Agar penyebaran distribusi pendapatan ini dapat terlakasana dengan baik, maka perlu ada aturan2 main yang jelas, yang melarang pemilik modal raksasa (konglomerat) merampas hajat hidup UKM. Misalnya konglomerasi, yaitu suatu jaringan business yang menguasai proses produksi dari hulu sampai hilir, termasuk juga penguasaan bahan baku dan keuangannya, dilarang oleh UU demi hak masyarakat luas untuk mendapatkan penghasilan yang layak. Perlu dicatat disini, bahwa yang dilarang adalah konglomerasi, bukan melarang orang menjadi kaya atau menjadi pengusaha yang memiliki perusahaan besar. Dalam sistem Ekonomi Sosialis /Kerakyatan ini, sama sekali tidak ada larangan orang menjadi kaya, asalkan kekayaannya tsb diperoleh secara halal dan tidak melanggar UU.
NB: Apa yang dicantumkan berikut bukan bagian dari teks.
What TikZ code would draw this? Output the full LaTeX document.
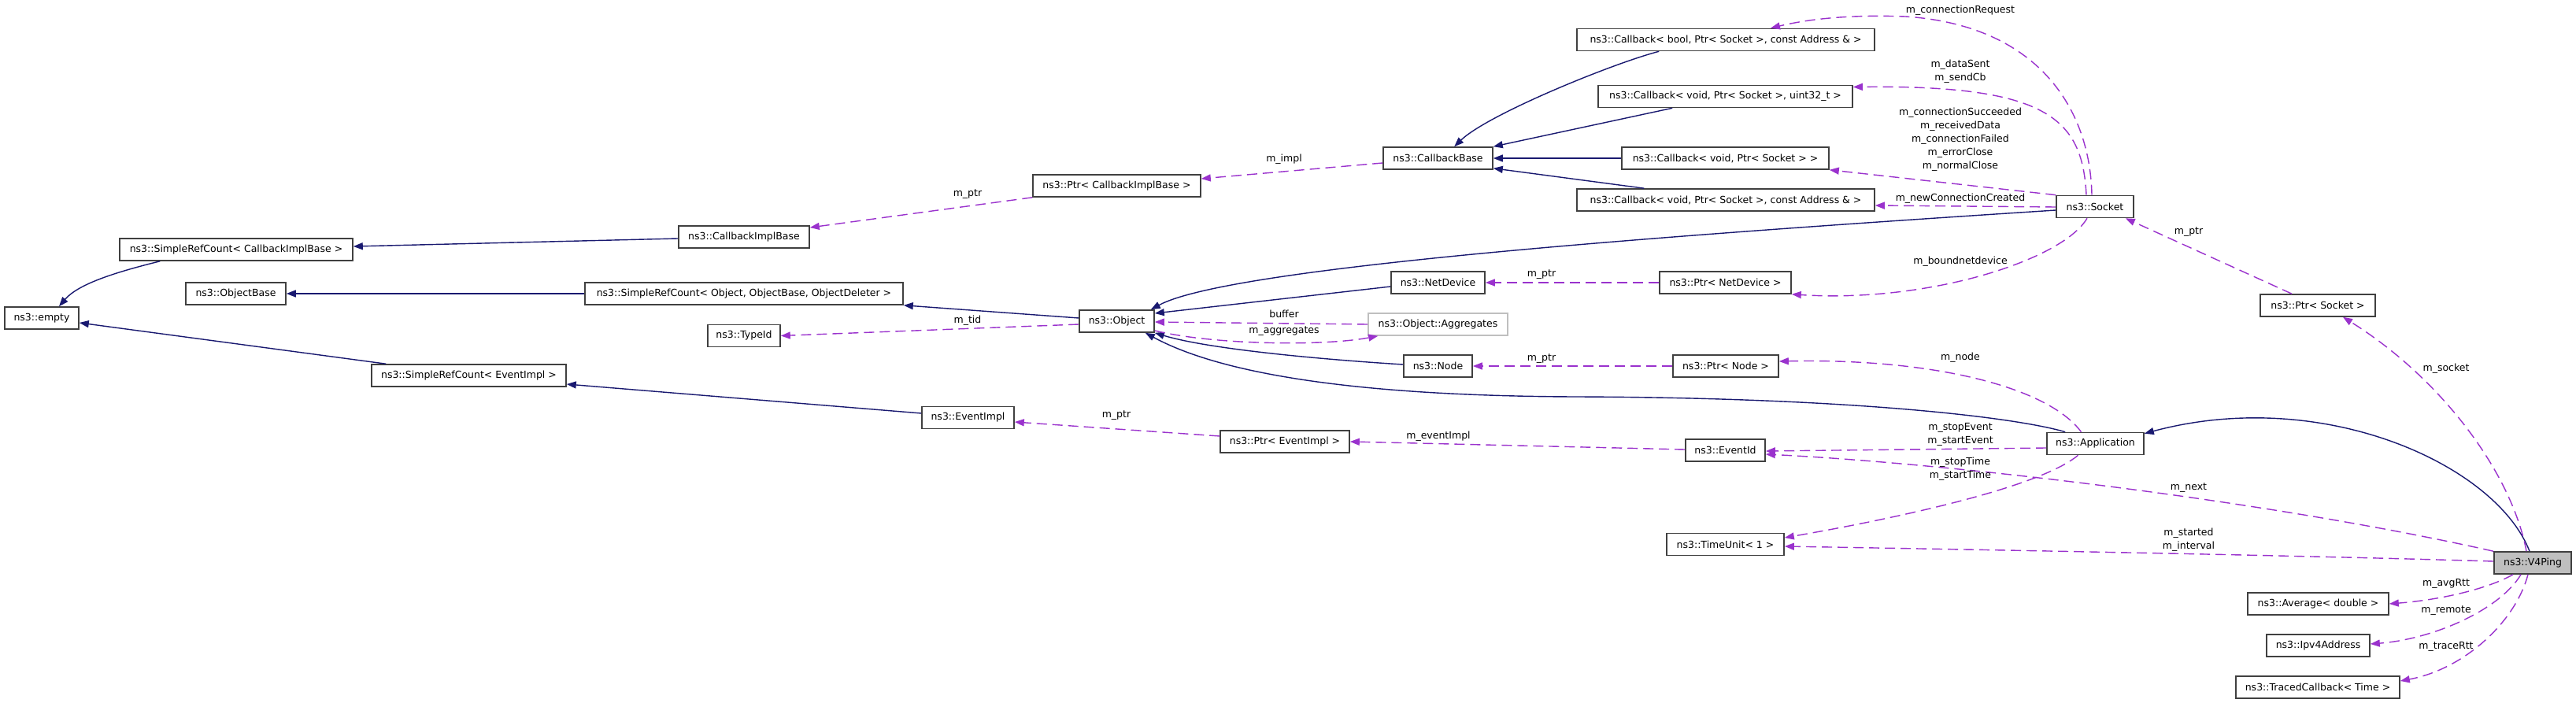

Seseorang yang kaya raya yang memiliki uang berlimpah-limpah, boleh saja memiliki saham di banyak perusahaan, tetapi tidak boleh menjadi penguasa di lebih dari 3 perusahaan misalnya. Di perusahaan ke 1 - 3 dia boleh menjadi pengurus (Direksi atau Komisaris atau sejenisnya), tapi di perusahaan ke 4 dia hanya boleh menjadi pemegang saham minoritas yang tidak mempunyai hak suara significant. Tujuannya agar dia tidak bisa mengatur perusahaan ke 4 dst mengikuti kebutuhan perusahaan ke 1 - 3. Kalau dia masih mempunyai hak suara significant di perusahaan ke 4 dst, berarti dia masih mempunyai jaringan konglomerasi dan bisa memegang monopoli terselubung. Aturan seperti ini harus dijalankan dengan ketat dengan sanksi hukum yang berat, untuk menghindarkan perusahaan Ali-Baba seperti masa lalu. Aturan ini relatif harus lebih ketat terhadap investor asing.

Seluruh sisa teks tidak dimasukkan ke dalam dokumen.